Peter Gollwitzer is a Professor at the Psychology Department of New York University and the University of Konstanz. He has developed various models of action control: the Theory of Symbolic Self-Completion (with Robert Wicklund), the Rubicon Model of Action Phases (with Heinz Heckhausen), the Auto-Motive Model of Automatic Goal Striving (with John Bargh), the Mindset Theory of Action Phases, and the Theory of Intentional Action Control (distinguishing between goal intentions versus implementation intentions). In these different models relevant determinants and processes of behavior change are delineated. His recent research combines insights from research on implementation intentions (Peter Gollwitzer) and mental contrasting (Gabriele Oettingen) to develop time- and cost-effective behavior change interventions.

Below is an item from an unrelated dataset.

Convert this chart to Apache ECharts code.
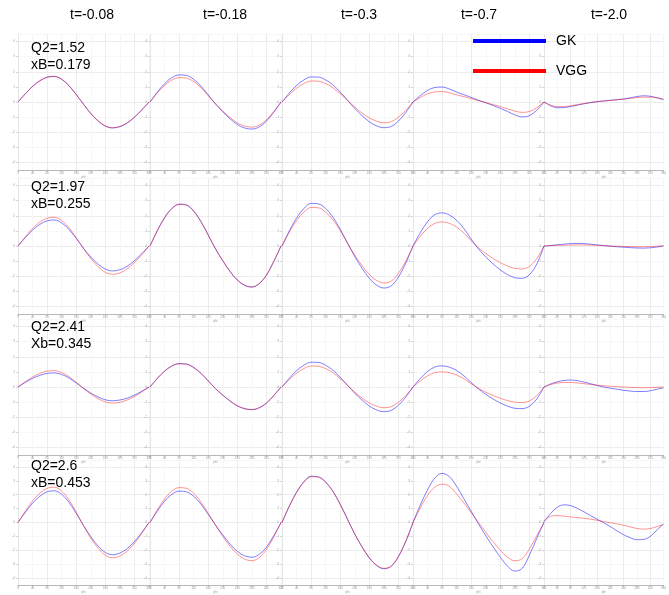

Self-completion Research: A Goal Perspective on Identity

People who are committed to identity goals (e.g., becoming a great scientist, teacher, athlete, or parent) respond to the experience of a relevant shortcoming with a sense of incompleteness. This feeling of falling short can be triggered by experiencing a lack of any of the many relevant
indicators (e.g., relevant successes, skills, personality attributes) of having attained the aspired-to identity. But it is easy to compensate for it! Incomplete individuals only have to acquire or intend to acquire alternative indicators; these can be relevant positive self-descriptions, successful performances, or pointing to the possession of symbols of success (e.g., awards). Past research has
shown that these compensatory efforts (also referred to as self-symbolizing) are executed rather impulsively, and that they are particularly effective in restoring completeness when they are noticed by others (i.e., acquire social reality). Recent research shows that the activation of the mental representation of the identity goal and the strength of the identity goal are enhanced when individuals committed to identity goals experience respective shortcomings. Moreover, it was found that incompleteness with respect to an identity goal cannot be reduced by heightening a person’s general self-esteem via engaging in self-affirmation; in other words, effective compensatory efforts need to be specific to the incomplete identity goal at hand. And finally, it was found that incomplete individuals engage in compensatory self-symbolizing even when such action goes against one’s moral values. I will end my presentation with pointing out how important it is to bring together different sub-disciplinary perspectives in psychology (e.g., cognition, personality, motivation and volition) when it comes to exploring broader concepts such as identity.